Stated problem
Reproduce verbatim the lines up to and including the one with "from bokeh.core.properties import value", starting from the first.

##### Dataset section

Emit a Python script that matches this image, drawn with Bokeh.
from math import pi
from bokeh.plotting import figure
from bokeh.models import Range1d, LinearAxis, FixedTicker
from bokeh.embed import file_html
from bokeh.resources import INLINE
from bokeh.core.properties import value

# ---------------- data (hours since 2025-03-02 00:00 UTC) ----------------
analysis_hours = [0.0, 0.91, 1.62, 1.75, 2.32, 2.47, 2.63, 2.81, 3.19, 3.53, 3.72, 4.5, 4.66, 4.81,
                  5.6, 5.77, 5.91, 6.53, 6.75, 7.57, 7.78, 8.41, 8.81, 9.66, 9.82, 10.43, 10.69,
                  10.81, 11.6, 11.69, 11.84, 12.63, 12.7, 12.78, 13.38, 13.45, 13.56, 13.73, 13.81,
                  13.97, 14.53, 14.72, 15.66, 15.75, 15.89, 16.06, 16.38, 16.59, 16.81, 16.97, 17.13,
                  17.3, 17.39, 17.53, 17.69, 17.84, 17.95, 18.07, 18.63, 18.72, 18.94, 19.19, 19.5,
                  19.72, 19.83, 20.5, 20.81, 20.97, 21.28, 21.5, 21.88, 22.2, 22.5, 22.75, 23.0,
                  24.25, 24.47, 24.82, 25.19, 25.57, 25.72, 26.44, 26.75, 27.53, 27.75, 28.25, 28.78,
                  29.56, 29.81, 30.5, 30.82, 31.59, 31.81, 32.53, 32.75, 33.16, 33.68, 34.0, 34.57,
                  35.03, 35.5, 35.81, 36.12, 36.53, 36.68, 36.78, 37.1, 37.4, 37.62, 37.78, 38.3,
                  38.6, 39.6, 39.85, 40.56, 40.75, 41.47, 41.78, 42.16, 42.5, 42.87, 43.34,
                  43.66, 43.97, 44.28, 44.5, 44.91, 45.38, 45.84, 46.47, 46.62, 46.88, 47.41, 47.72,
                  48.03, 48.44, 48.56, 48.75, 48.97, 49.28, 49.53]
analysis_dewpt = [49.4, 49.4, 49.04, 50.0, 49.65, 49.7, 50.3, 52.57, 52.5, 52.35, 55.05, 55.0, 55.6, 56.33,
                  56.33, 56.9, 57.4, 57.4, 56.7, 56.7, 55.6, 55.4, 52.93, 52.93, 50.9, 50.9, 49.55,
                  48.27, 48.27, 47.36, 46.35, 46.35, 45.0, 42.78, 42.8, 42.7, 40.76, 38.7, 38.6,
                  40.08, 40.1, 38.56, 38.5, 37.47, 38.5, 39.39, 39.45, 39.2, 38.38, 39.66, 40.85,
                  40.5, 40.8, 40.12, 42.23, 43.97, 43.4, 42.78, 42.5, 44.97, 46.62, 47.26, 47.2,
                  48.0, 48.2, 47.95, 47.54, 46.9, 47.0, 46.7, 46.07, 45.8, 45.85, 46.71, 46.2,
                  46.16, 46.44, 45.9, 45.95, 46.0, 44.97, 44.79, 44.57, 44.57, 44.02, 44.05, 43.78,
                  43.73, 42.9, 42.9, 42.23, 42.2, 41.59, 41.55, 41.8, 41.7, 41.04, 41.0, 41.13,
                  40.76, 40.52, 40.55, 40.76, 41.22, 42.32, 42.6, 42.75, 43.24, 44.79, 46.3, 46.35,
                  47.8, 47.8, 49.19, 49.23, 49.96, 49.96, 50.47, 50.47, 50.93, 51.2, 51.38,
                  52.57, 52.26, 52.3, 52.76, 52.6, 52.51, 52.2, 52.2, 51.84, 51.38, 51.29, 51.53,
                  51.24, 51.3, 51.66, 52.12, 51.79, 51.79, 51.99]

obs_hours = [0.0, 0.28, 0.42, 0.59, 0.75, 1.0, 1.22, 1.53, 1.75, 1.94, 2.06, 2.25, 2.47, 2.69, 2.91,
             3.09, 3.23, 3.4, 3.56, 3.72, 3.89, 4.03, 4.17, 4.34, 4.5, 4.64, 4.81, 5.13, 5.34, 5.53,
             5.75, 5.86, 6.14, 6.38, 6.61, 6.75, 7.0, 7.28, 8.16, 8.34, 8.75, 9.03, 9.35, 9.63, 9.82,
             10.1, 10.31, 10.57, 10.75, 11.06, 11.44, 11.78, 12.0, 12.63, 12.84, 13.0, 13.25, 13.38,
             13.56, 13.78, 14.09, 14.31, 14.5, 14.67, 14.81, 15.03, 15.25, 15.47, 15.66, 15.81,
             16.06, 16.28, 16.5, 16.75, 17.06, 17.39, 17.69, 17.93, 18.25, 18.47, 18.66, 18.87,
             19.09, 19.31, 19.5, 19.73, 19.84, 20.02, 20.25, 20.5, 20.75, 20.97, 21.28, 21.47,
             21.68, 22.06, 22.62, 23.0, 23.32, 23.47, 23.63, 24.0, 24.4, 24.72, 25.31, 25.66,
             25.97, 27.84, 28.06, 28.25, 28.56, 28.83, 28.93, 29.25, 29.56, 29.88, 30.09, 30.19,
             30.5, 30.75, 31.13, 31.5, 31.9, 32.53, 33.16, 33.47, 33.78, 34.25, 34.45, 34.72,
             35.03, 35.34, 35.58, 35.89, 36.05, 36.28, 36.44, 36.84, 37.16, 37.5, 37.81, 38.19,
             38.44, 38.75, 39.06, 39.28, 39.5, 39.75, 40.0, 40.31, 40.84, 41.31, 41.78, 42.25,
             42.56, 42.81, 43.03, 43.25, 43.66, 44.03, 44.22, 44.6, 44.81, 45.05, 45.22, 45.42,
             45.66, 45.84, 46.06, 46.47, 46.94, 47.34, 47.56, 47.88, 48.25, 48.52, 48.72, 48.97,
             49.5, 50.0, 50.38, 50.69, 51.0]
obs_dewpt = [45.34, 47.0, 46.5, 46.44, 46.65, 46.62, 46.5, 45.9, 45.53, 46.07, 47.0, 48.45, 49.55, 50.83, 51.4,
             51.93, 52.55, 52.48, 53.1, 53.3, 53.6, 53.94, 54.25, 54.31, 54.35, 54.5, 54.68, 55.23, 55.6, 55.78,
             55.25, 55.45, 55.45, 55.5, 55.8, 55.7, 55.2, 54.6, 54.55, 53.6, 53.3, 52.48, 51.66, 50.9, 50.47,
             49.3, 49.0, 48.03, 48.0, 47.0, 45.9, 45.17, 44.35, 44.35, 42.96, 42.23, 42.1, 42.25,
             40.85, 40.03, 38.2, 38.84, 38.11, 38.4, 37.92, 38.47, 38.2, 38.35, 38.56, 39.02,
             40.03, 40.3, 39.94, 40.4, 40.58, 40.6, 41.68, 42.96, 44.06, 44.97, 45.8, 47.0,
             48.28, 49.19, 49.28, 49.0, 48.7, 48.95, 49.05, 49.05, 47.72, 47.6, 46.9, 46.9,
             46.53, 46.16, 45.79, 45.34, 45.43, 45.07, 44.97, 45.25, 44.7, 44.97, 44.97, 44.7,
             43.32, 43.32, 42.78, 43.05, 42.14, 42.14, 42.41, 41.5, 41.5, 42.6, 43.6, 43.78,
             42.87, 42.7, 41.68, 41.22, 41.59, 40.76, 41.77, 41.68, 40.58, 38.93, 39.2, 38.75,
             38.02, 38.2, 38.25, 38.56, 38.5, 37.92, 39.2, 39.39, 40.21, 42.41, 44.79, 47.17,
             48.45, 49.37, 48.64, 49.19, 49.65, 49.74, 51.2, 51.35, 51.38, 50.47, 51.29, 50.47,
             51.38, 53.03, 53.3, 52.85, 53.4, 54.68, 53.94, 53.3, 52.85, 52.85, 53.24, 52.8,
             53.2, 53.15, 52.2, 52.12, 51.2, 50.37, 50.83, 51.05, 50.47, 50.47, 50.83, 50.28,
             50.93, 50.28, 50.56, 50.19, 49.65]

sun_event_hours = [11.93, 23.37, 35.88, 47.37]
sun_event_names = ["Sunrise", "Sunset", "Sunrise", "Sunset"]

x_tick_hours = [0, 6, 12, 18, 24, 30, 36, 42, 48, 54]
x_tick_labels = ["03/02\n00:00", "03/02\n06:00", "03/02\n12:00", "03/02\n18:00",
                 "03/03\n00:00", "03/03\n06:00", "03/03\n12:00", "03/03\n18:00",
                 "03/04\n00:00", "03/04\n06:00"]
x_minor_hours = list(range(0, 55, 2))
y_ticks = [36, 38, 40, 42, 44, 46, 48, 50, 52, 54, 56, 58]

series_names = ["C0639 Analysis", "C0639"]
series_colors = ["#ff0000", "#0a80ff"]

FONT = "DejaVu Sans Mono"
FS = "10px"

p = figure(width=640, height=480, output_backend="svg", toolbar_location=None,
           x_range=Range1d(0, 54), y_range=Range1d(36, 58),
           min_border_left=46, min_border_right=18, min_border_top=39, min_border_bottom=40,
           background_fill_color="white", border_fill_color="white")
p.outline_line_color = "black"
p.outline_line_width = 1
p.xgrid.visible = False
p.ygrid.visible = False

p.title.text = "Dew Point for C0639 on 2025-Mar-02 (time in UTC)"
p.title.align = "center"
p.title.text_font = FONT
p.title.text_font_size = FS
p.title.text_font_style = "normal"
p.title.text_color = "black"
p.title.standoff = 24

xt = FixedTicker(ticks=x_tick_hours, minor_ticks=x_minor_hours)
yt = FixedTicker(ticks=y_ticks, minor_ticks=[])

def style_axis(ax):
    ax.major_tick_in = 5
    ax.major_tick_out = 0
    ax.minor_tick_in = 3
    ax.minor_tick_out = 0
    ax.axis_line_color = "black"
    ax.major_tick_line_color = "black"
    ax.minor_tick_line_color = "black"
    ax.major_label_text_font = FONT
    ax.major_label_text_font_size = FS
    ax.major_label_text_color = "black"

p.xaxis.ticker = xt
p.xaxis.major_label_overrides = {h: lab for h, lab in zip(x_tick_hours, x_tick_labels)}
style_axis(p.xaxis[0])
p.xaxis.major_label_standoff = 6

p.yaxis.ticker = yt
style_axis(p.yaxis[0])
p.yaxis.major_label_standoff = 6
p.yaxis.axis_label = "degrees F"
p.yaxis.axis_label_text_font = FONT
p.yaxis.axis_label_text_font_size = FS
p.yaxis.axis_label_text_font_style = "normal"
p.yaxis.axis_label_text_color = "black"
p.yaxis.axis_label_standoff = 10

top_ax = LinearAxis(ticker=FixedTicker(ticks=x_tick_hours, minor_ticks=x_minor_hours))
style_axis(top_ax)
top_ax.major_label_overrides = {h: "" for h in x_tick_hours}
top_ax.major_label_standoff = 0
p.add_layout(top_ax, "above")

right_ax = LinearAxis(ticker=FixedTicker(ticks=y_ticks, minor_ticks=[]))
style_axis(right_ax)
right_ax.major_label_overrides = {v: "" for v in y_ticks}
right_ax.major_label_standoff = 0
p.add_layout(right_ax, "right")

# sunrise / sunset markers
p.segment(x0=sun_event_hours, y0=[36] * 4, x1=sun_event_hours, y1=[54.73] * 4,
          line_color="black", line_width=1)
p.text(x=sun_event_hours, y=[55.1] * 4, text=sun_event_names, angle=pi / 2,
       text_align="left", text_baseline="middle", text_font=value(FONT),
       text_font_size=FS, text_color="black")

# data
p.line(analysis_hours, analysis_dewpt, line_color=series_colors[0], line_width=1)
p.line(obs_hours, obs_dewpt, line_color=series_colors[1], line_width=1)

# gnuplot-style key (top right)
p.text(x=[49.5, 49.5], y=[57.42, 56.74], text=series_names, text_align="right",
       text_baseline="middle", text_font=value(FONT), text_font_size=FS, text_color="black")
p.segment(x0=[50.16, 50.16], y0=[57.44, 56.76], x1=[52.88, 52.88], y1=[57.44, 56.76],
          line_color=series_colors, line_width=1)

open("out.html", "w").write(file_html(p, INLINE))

##########

Solution for this task
Emit a Python script that matches this image, drawn with Bokeh.
from math import pi
from bokeh.plotting import figure
from bokeh.models import Range1d, LinearAxis, FixedTicker
from bokeh.embed import file_html
from bokeh.resources import INLINE
from bokeh.core.properties import value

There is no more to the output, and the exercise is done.